— Start of Data —

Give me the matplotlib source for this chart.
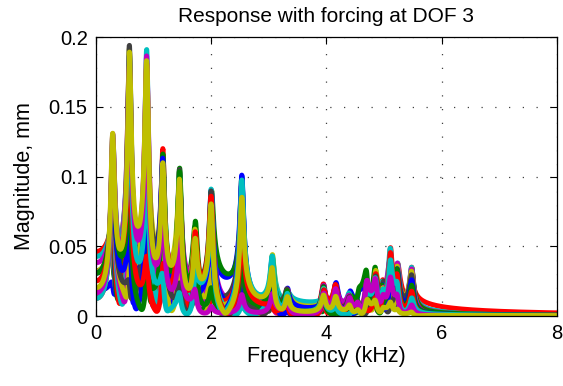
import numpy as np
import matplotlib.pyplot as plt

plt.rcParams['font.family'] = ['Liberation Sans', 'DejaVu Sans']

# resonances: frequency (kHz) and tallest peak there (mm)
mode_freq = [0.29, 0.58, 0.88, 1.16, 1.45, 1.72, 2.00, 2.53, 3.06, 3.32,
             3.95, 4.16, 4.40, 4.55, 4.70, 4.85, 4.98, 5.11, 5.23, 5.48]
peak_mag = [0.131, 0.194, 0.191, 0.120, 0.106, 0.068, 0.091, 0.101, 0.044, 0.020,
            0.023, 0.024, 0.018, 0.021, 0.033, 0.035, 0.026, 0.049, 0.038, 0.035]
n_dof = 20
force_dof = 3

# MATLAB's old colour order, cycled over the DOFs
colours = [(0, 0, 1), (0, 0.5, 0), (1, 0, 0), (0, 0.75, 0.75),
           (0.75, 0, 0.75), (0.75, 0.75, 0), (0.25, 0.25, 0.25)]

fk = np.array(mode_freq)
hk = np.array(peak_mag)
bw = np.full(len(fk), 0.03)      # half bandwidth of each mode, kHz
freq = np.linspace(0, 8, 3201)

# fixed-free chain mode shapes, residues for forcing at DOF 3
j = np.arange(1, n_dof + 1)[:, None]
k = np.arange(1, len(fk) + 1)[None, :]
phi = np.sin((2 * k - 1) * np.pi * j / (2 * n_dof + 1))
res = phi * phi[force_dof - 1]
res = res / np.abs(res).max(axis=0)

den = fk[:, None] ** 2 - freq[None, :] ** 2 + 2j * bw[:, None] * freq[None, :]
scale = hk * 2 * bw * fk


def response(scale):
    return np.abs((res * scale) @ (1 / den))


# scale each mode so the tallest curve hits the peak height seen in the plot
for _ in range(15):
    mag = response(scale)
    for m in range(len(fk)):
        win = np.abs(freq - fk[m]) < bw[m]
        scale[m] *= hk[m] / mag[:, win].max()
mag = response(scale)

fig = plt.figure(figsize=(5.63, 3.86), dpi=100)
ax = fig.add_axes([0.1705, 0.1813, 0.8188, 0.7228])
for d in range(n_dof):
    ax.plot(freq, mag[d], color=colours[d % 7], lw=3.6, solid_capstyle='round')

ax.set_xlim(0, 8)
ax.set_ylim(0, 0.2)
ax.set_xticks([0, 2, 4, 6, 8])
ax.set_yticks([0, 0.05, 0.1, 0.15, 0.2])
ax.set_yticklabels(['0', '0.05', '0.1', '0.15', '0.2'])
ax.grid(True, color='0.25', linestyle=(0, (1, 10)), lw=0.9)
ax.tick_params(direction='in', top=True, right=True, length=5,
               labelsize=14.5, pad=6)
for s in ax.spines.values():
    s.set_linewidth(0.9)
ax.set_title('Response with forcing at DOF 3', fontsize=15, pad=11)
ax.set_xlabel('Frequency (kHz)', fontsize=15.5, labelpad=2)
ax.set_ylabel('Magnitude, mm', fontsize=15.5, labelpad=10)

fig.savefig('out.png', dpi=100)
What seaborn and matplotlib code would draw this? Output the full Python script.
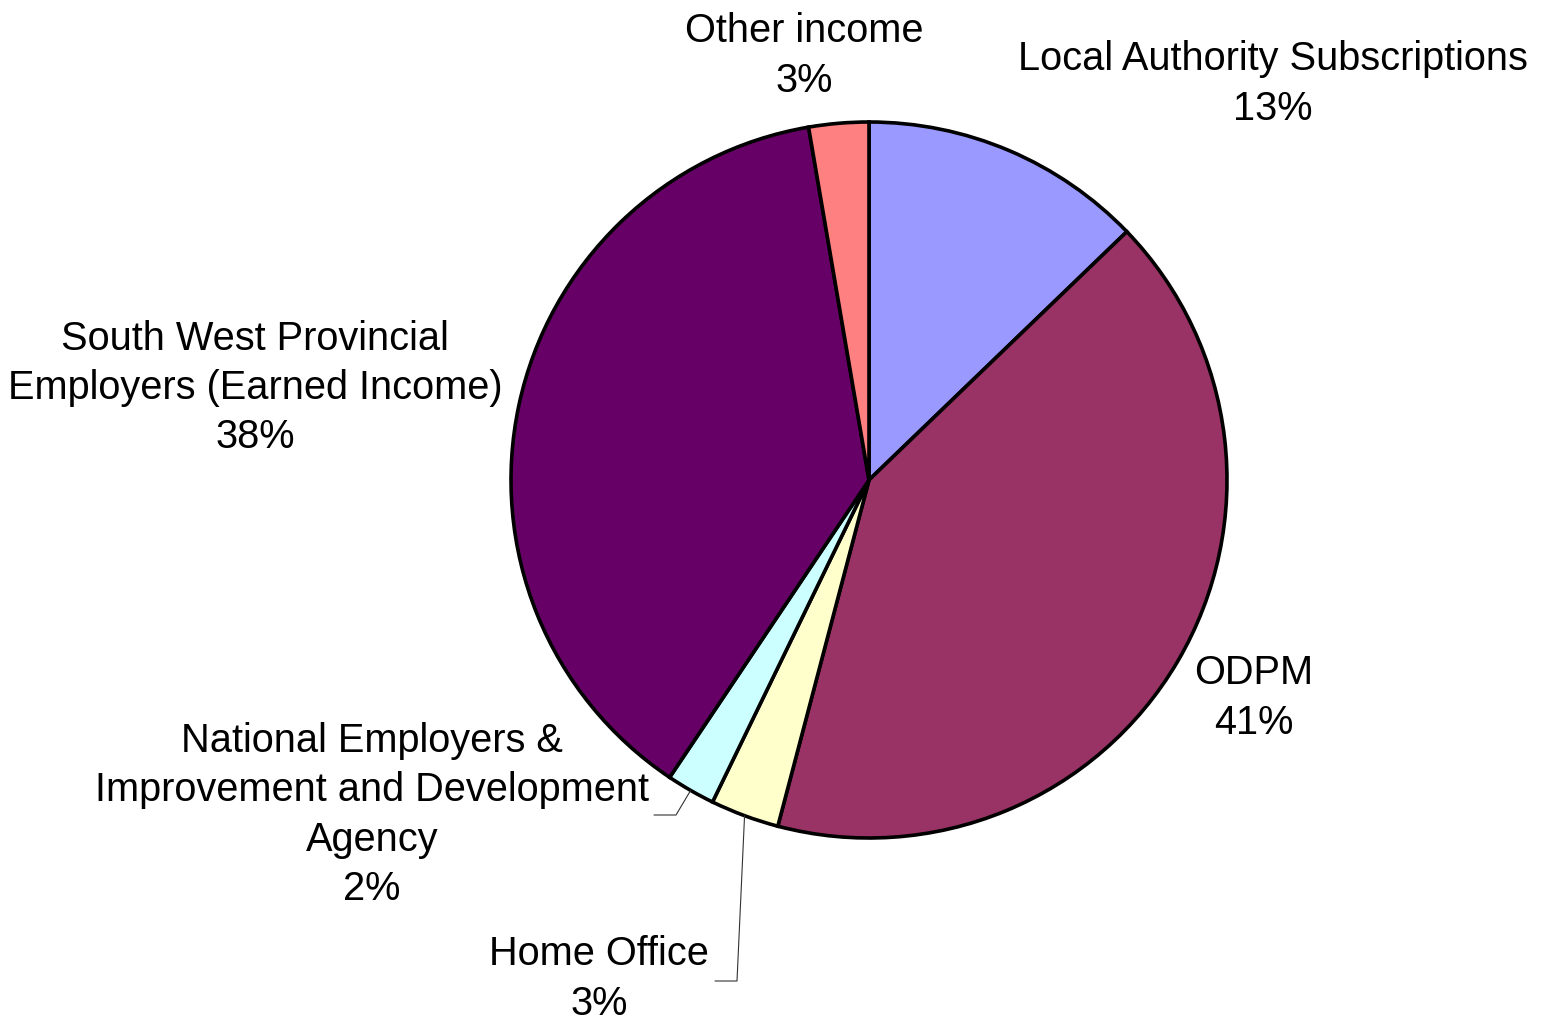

— End of Data —

Every record gets retyped exactly; no picture goes into the copy.

• **Answer for the task**
Give me the matplotlib source for this chart.
import numpy as np
import matplotlib.pyplot as plt

plt.rcParams['font.family'] = ['Liberation Sans', 'DejaVu Sans']

# resonances: frequency (kHz) and tallest peak there (mm)
mode_freq = [0.29, 0.58, 0.88, 1.16, 1.45, 1.72, 2.00, 2.53, 3.06, 3.32,
             3.95, 4.16, 4.40, 4.55, 4.70, 4.85, 4.98, 5.11, 5.23, 5.48]
peak_mag = [0.131, 0.194, 0.191, 0.120, 0.106, 0.068, 0.091, 0.101, 0.044, 0.020,
            0.023, 0.024, 0.018, 0.021, 0.033, 0.035, 0.026, 0.049, 0.038, 0.035]
n_dof = 20
force_dof = 3

# MATLAB's old colour order, cycled over the DOFs
colours = [(0, 0, 1), (0, 0.5, 0), (1, 0, 0), (0, 0.75, 0.75),
           (0.75, 0, 0.75), (0.75, 0.75, 0), (0.25, 0.25, 0.25)]

fk = np.array(mode_freq)
hk = np.array(peak_mag)
bw = np.full(len(fk), 0.03)      # half bandwidth of each mode, kHz
freq = np.linspace(0, 8, 3201)

# fixed-free chain mode shapes, residues for forcing at DOF 3
j = np.arange(1, n_dof + 1)[:, None]
k = np.arange(1, len(fk) + 1)[None, :]
phi = np.sin((2 * k - 1) * np.pi * j / (2 * n_dof + 1))
res = phi * phi[force_dof - 1]
res = res / np.abs(res).max(axis=0)

den = fk[:, None] ** 2 - freq[None, :] ** 2 + 2j * bw[:, None] * freq[None, :]
scale = hk * 2 * bw * fk


def response(scale):
    return np.abs((res * scale) @ (1 / den))


# scale each mode so the tallest curve hits the peak height seen in the plot
for _ in range(15):
    mag = response(scale)
    for m in range(len(fk)):
        win = np.abs(freq - fk[m]) < bw[m]
        scale[m] *= hk[m] / mag[:, win].max()
mag = response(scale)

fig = plt.figure(figsize=(5.63, 3.86), dpi=100)
ax = fig.add_axes([0.1705, 0.1813, 0.8188, 0.7228])
for d in range(n_dof):
    ax.plot(freq, mag[d], color=colours[d % 7], lw=3.6, solid_capstyle='round')

ax.set_xlim(0, 8)
ax.set_ylim(0, 0.2)
ax.set_xticks([0, 2, 4, 6, 8])
ax.set_yticks([0, 0.05, 0.1, 0.15, 0.2])
ax.set_yticklabels(['0', '0.05', '0.1', '0.15', '0.2'])
ax.grid(True, color='0.25', linestyle=(0, (1, 10)), lw=0.9)
ax.tick_params(direction='in', top=True, right=True, length=5,
               labelsize=14.5, pad=6)
for s in ax.spines.values():
    s.set_linewidth(0.9)
ax.set_title('Response with forcing at DOF 3', fontsize=15, pad=11)
ax.set_xlabel('Frequency (kHz)', fontsize=15.5, labelpad=2)
ax.set_ylabel('Magnitude, mm', fontsize=15.5, labelpad=10)

fig.savefig('out.png', dpi=100)
What seaborn and matplotlib code would draw this? Output the full Python script.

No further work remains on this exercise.